On the other hand, conventional digital dental radiography systems are not without their drawbacks. For example, the connection between the sensor and the processing module or computer is most conventionally made via a cable. Such a cable, however, can be uncomfortable for and annoying to the patient in whose mouth the intraoral sensor is placed. The cable is also bothersome to the dental practitioner when positioning the sensor in the patient's mouth.
In addition, the repeated acts of positioning and re-positioning the cable, which involve a good deal of bending, twisting and pulling of the cable, puts mechanical stresses on the cable.

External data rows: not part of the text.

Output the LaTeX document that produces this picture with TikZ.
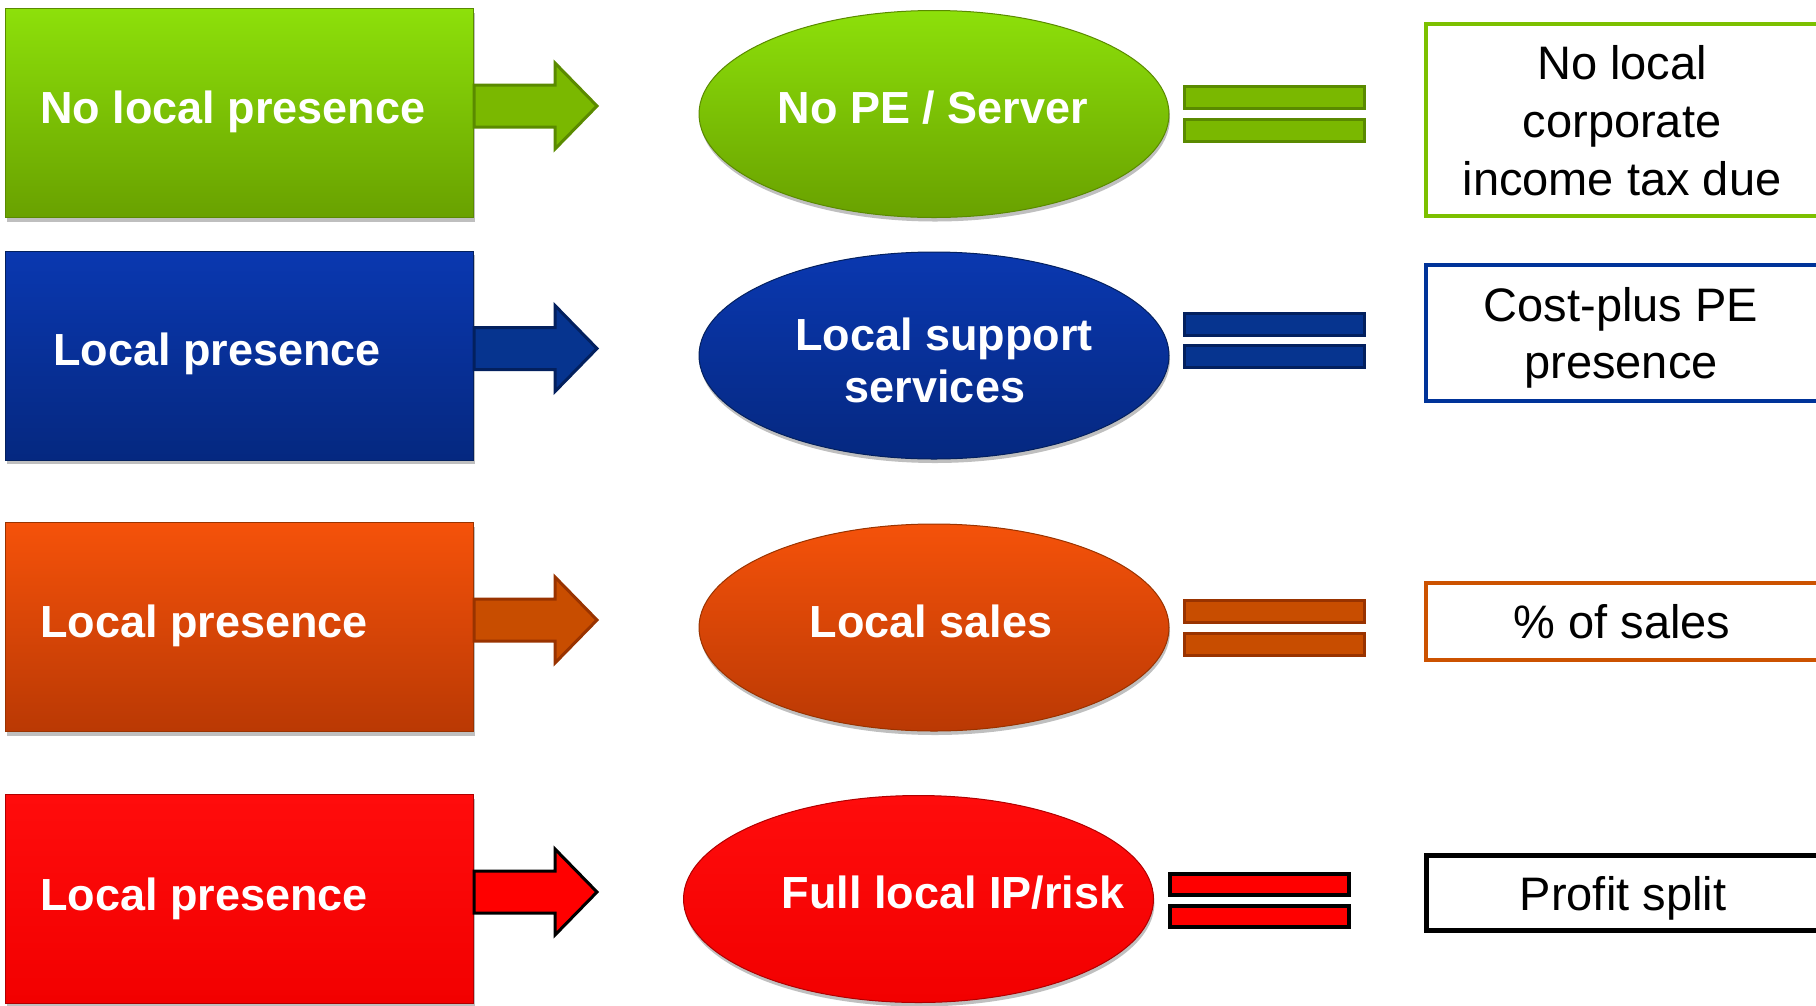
\documentclass[tikz,border=0pt]{standalone}
\usepackage{fontspec}
\setmainfont{Liberation Sans}
\usetikzlibrary{shapes.geometric,shadows,calc}
\definecolor{gTop}{HTML}{8DE00A}
\definecolor{gBot}{HTML}{69A100}
\definecolor{gLine}{HTML}{5A8A00}
\definecolor{gFill}{HTML}{7AB800}
\definecolor{gBox}{HTML}{7CC000}
\definecolor{bTop}{HTML}{0A38B0}
\definecolor{bBot}{HTML}{052880}
\definecolor{bLine}{HTML}{03205E}
\definecolor{bFill}{HTML}{06348F}
\definecolor{bBox}{HTML}{003399}
\definecolor{oTop}{HTML}{F5520A}
\definecolor{oBot}{HTML}{BA3904}
\definecolor{oLine}{HTML}{993300}
\definecolor{oFill}{HTML}{C84D00}
\definecolor{oBox}{HTML}{CC5200}
\definecolor{rTop}{HTML}{FF0C0C}
\definecolor{rBot}{HTML}{F20000}
\definecolor{rLine}{HTML}{B00000}
\tikzset{
  softshadow/.style={drop shadow={shadow xshift=1pt, shadow yshift=-4pt, opacity=0.25, fill=black}},
  srcbox/.style={rectangle, minimum width=468pt, minimum height=209pt, inner sep=0pt, line width=1pt, softshadow},
  midell/.style={ellipse, minimum width=470pt, minimum height=207pt, inner sep=0pt, line width=1pt, softshadow},
  bigtxt/.style={text=white, font=\fontsize{45}{54}\selectfont\bfseries, inner sep=0pt, anchor=base},
  restxt/.style={text=black, font=\fontsize{47}{56}\selectfont, inner sep=0pt, anchor=base},
  resbox/.style={rectangle, inner sep=0pt, line width=4pt, minimum width=396pt, fill=white},
  eqbar/.style={rectangle, inner sep=0pt, line width=3pt, minimum width=180pt, minimum height=22pt},
  blockarrow/.style={line width=3pt, line join=miter},
}
\newcommand\blkarrow[3]{%
  \draw[blockarrow, fill=#2, draw=#3] ($(#1.east)+(0,-28)$) -- ++(81,0) -- ++(0,-22)
    -- ($(#1.east)+(123,-7)$) -- ($(#1.east)+(81,36)$) -- ++(0,-22)
    -- ($(#1.east)+(0,14)$) -- cycle;}
\begin{document}
\begin{tikzpicture}[x=1pt,y=-1pt]
\useasboundingbox (0,0) rectangle (1816,1005);
\clip (0,0) rectangle (1816,1005);

% ---------- Row 1 (green) ----------
\node[srcbox, top color=gTop, bottom color=gBot, draw=gLine] (r1) at (239.5,113) {};
\node[bigtxt, anchor=base west] (r1t) at (40,123) {No local presence};
\blkarrow{r1}{gFill}{gLine}
\node[midell, top color=gTop, bottom color=gBot, draw=gLine] (e1) at (934,114) {};
\node[bigtxt] (e1t) at (933,123) {No PE / Server};
\node[eqbar, fill=gFill, draw=gLine] (q1a) at (1274.5,97.5) {};
\node[eqbar, fill=gFill, draw=gLine] (q1b) at (1274.5,130) {};
\node[resbox, draw=gBox, minimum height=192pt] (b1) at (1624,120) {};
\node[restxt] (b1t1) at (1622,79) {No local};
\node[restxt] (b1t2) at (1622,137) {corporate};
\node[restxt] (b1t3) at (1622,195) {income tax due};

% ---------- Row 2 (blue) ----------
\node[srcbox, top color=bTop, bottom color=bBot, draw=bLine] (r2) at (239.5,355.5) {};
\node[bigtxt, anchor=base west] (r2t) at (53,365) {Local presence};
\blkarrow{r2}{bFill}{bLine}
\node[midell, top color=bTop, bottom color=bBot, draw=bLine] (e2) at (934,355.5) {};
\node[bigtxt] (e2t1) at (944,350) {Local support};
\node[bigtxt] (e2t2) at (935,402) {services};
\node[eqbar, fill=bFill, draw=bLine] (q2a) at (1274.5,324.5) {};
\node[eqbar, fill=bFill, draw=bLine] (q2b) at (1274.5,356) {};
\node[resbox, draw=bBox, minimum height=136pt] (b2) at (1624,333) {};
\node[restxt] (b2t1) at (1621,321) {Cost-plus PE};
\node[restxt] (b2t2) at (1621,378) {presence};

% ---------- Row 3 (orange) ----------
\node[srcbox, top color=oTop, bottom color=oBot, draw=oLine] (r3) at (239.5,627) {};
\node[bigtxt, anchor=base west] (r3t) at (40,637) {Local presence};
\blkarrow{r3}{oFill}{oLine}
\node[midell, top color=oTop, bottom color=oBot, draw=oLine] (e3) at (934,627.5) {};
\node[bigtxt] (e3t) at (931,637) {Local sales};
\node[eqbar, fill=oFill, draw=oLine] (q3a) at (1274.5,611.5) {};
\node[eqbar, fill=oFill, draw=oLine] (q3b) at (1274.5,644) {};
\node[resbox, draw=oBox, minimum height=77pt] (b3) at (1624,621.5) {};
\node[restxt] (b3t) at (1622,638) {\% of sales};

% ---------- Row 4 (red) ----------
\node[srcbox, top color=rTop, bottom color=rBot, draw=rLine] (r4) at (239.5,899) {};
\node[bigtxt, anchor=base west] (r4t) at (40,910) {Local presence};
\blkarrow{r4}{red}{black}
\node[midell, top color=rTop, bottom color=rBot, draw=rLine] (e4) at (918.5,899) {};
\node[bigtxt] (e4t) at (953,908) {Full local IP/risk};
\node[eqbar, fill=red, draw=black, line width=4pt, minimum width=179pt, minimum height=21pt] (q4a) at (1259,884) {};
\node[eqbar, fill=red, draw=black, line width=4pt, minimum width=179pt, minimum height=21pt] (q4b) at (1259,916) {};
\node[resbox, draw=black, line width=5pt, minimum height=75pt] (b4) at (1624,893) {};
\node[restxt] (b4t) at (1623,910) {Profit split};
\end{tikzpicture}
\end{document}
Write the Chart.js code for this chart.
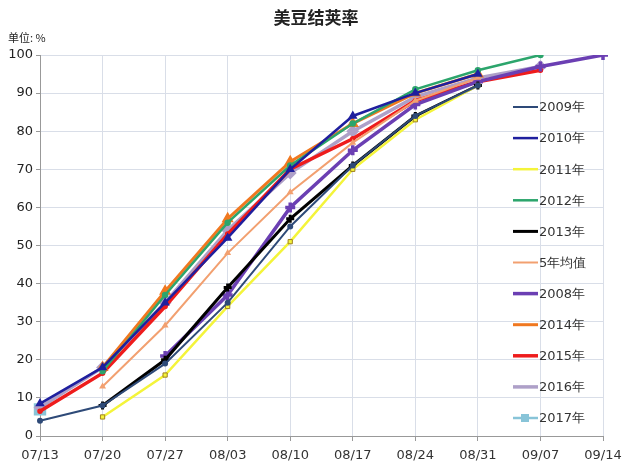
<!DOCTYPE html>
<html>
<head>
    <title>美豆结荚率</title>
    <script src="https://cdn.jsdelivr.net/npm/chart.js"></script>
    <style>
        html, body { margin: 0; padding: 0; background: #fff; }
        #wrap { width: 629px; height: 470px; position: relative; }
    </style>
</head>
<body>
<div id="wrap"><canvas id="podChart"></canvas></div>
<script>
    // category labels (weeks)
    const weeks = ['07/13', '07/20', '07/27', '08/03', '08/10', '08/17', '08/24', '08/31', '09/07', '09/14'];

    // series values, % of pods set
    const y2009 = [4, 8, 19, 35, 55, 71, 84, 92, null, null];
    const y2010 = [8.5, 18, 35, 52, 70, 84, 90, 95, null, null];
    const y2011 = [null, 5, 16, 34, 51, 70, 83, 92, null, null];
    const y2012 = [null, 17, 37, 56, 71, 82, 91, 96, 100, null];
    const y2013 = [null, 8, 20, 39, 57, 71, 84, 92, null, null];
    const avg5 = [null, 13, 29, 48, 64, 77, 88, 94, null, null];
    const y2008 = [null, null, 21, 37, 60, 75, 87, 93, 97, 100];
    const y2014 = [null, 18, 38, 57, 72, 82, 90, 95, null, null];
    const y2015 = [6.5, 16.5, 34, 53, 70, 78, 88, 93, 96, null];
    const y2016 = [7.5, 18, 35, 54, 69, 80, 89, 94, 97, null];
    const y2017 = [7, null, null, null, null, null, null, null, null, null];

    const yTicks = [0, 10, 20, 30, 40, 50, 60, 70, 80, 90, 100];

    function series(label, data, color, extra) {
        return Object.assign({
            label: label,
            data: data,
            borderColor: color,
            backgroundColor: color,
            borderWidth: 2.5,
            pointRadius: 2,
            pointStyle: 'circle',
            tension: 0,
            fill: false
        }, extra || {});
    }

    // draw the legend inside the plot area like the original
    const insideLegend = {
        id: 'insideLegend',
        afterDraw(chart) {
            const ctx = chart.ctx;
            const sets = chart.data.datasets;
            ctx.save();
            ctx.font = '13px "DejaVu Sans", sans-serif';
            ctx.textBaseline = 'middle';
            ctx.fillStyle = '#333';
            for (let i = 0; i < sets.length; i++) {
                const y = 107 + i * 31.1;
                ctx.strokeStyle = sets[i].borderColor;
                ctx.lineWidth = sets[i].borderWidth;
                ctx.beginPath();
                ctx.moveTo(513, y);
                ctx.lineTo(538, y);
                ctx.stroke();
                if (sets[i].legendMark) {
                    ctx.fillStyle = sets[i].backgroundColor;
                    ctx.fillRect(521, y - 4, 8, 8);
                    ctx.fillStyle = '#333';
                }
                ctx.fillText(sets[i].label, 539, y + 1);
            }
            // title and unit
            ctx.textAlign = 'center';
            ctx.fillStyle = '#222';
            ctx.font = 'bold 17px "Noto Sans CJK SC", sans-serif';
            ctx.fillText('美豆结荚率', 316, 18);
            ctx.textAlign = 'left';
            ctx.font = '11px "Noto Sans CJK SC", sans-serif';
            ctx.fillText('单位: %', 8, 38);
            ctx.restore();
        }
    };

    const ctx = document.getElementById('podChart').getContext('2d');
    const podChart = new Chart(ctx, {
        type: 'line',
        data: {
            labels: weeks,
            datasets: [
                series('2009年', y2009, '#2e4a78', { borderWidth: 2 }),
                series('2010年', y2010, '#1f1f9e', { pointStyle: 'triangle', pointRadius: 3 }),
                series('2011年', y2011, '#f4f43a', { pointStyle: 'rect', pointRadius: 3, pointBorderColor: '#a08020', pointBorderWidth: 1 }),
                series('2012年', y2012, '#2ca56c'),
                series('2013年', y2013, '#000000', { borderWidth: 3, pointStyle: 'cross', pointRadius: 4 }),
                series('5年均值', avg5, '#f2a070', { borderWidth: 2, pointStyle: 'triangle', pointRadius: 2 }),
                series('2008年', y2008, '#6b3fb3', { borderWidth: 3.5, pointStyle: 'cross', pointRadius: 5 }),
                series('2014年', y2014, '#f07820', { borderWidth: 3, pointStyle: 'triangle', pointRadius: 4 }),
                series('2015年', y2015, '#ee1c1c', { borderWidth: 3.5, pointRadius: 1 }),
                series('2016年', y2016, '#aea0c8', { borderWidth: 3.5, pointStyle: 'rectRot', pointRadius: 4 }),
                series('2017年', y2017, '#88c4d8', { pointStyle: 'rect', pointRadius: 7, legendMark: true })
            ]
        },
        options: {
            responsive: true,
            maintainAspectRatio: false,
            animation: false,
            layout: { padding: { top: 55, right: 26, left: 0, bottom: 0 } },
            plugins: {
                legend: { display: false },
                title: { display: false },
                tooltip: { enabled: false }
            },
            scales: {
                x: {
                    offset: false,
                    afterFit(scale) { scale.height = 34; },
                    grid: { color: '#d9dee8', tickLength: 5, drawOnChartArea: true, tickColor: '#999' },
                    border: { color: '#999' },
                    ticks: {
                        color: '#333',
                        font: { size: 13, family: '"DejaVu Sans", sans-serif' },
                        maxRotation: 0,
                        autoSkip: false,
                        padding: 7
                    }
                },
                y: {
                    min: 0,
                    max: 100,
                    afterFit(scale) { scale.width = 40; },
                    afterBuildTicks(scale) { scale.ticks = yTicks.map(v => ({ value: v })); },
                    grid: { color: '#d9dee8', tickLength: 4, tickColor: '#999' },
                    border: { color: '#999' },
                    ticks: {
                        color: '#222',
                        font: { size: 13, family: '"DejaVu Sans", sans-serif' },
                        padding: 3
                    }
                }
            }
        },
        plugins: [insideLegend]
    });
</script>
</body>
</html>
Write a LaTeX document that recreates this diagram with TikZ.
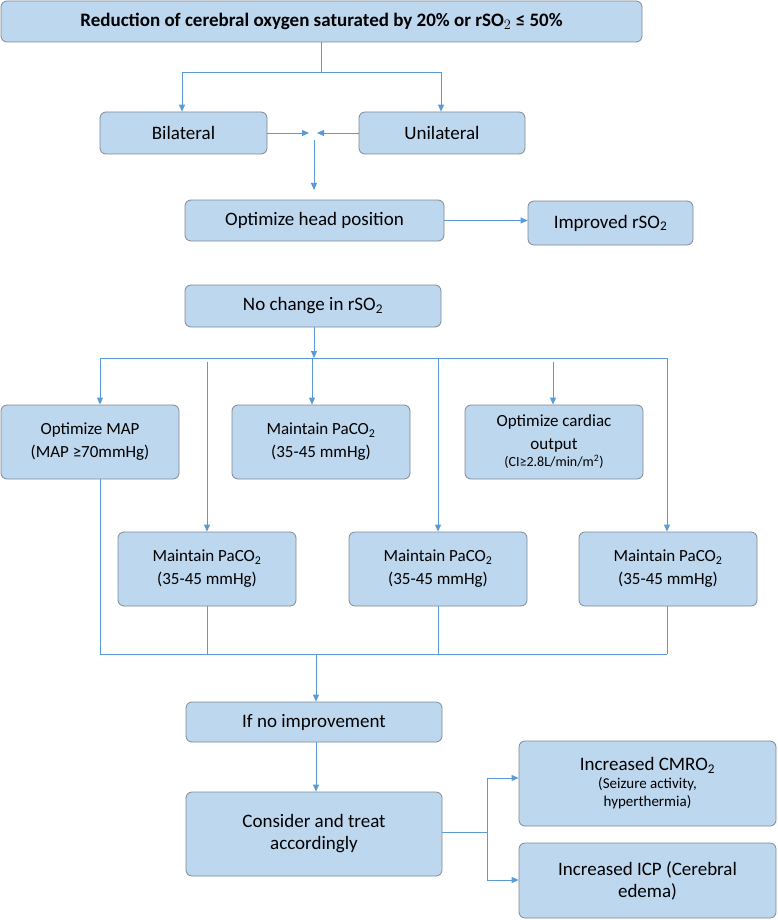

These stresses can eventually lead to cable failure, and indeed cable-related malfunctions are one of most prevalent reasons for product failures and returns in this field.
One class of solution to this problem is to eliminate the cable altogether, and provide an electronic sensor that communicates with a processing module or computer over a wireless link. Such a solution has been set forth, for example, in U.S. Pat. Nos. 7,193,219 and 6,924,486. Such wireless solutions, while excellent for their intended purposes, increase the complexity of the sensor, and impose limitations on the amount of power available to the sensor. Accordingly, such solutions may not always be the most desirable.
Another solution that has been proposed is to utilize a removable cable, which can be attached to and detached from the sensor body by the dental practitioner. Such a solution is described in U.S. Pat. No. 6,030,119. This solution, however, does not solve all of the aforementioned problems. In particular, while this approach may be effective to minimize the mechanical stresses that are put on the cable, and to that extent increases cable life and reduces cable failure rate, it does little to address positioning problems and nothing to address patient comfort problems, since large protrusions are required to receive the detachable cable (see for example projected portions 43 shown in FIGS. 5 and 6 of U.S. Pat. No. 6,030,119). These protrusions hamper positioning efforts as much or nearly as much as the cable itself, and contribute significantly to overall patient discomfort.
The short-comings of the apparatus of U.S. Pat. No. 6,030,119 highlight why a wholly-satisfactory solution to the cable problem has heretofore been so elusive, namely as a result of the requirements of the cable itself. On the one hand, the cable must survive multiple cycles of bending, twisting and pulling during its lifetime, and in that sense it is desirable to make the cable as sturdy as possible. On the other hand, the cable should be flexible, soft, comfortable and utilize a connection junction as small as possible so as to provide simple positioning for the dental practitioner and allow comfortable placement in the patient's oral cavity during an x-ray exam. These requirements, which in a certain sense are at odds with one another, have heretofore prevented a solution which addresses all of the problems presented by the cable, including the positioning problems, comfortable problems and failure problems, without detracting from the overall performance of the system.
Accordingly, the problems presented by the cable in a wired digital dental radiography system have not been adequately solved. At the same time, the auxiliary component with which the electronic sensor is conventionally used, namely the sheath, has heretofore only served to provide a hygienic barrier between the sensor and the patient's oral cavity, and its presence and availability has yet to be exploited for any other purpose.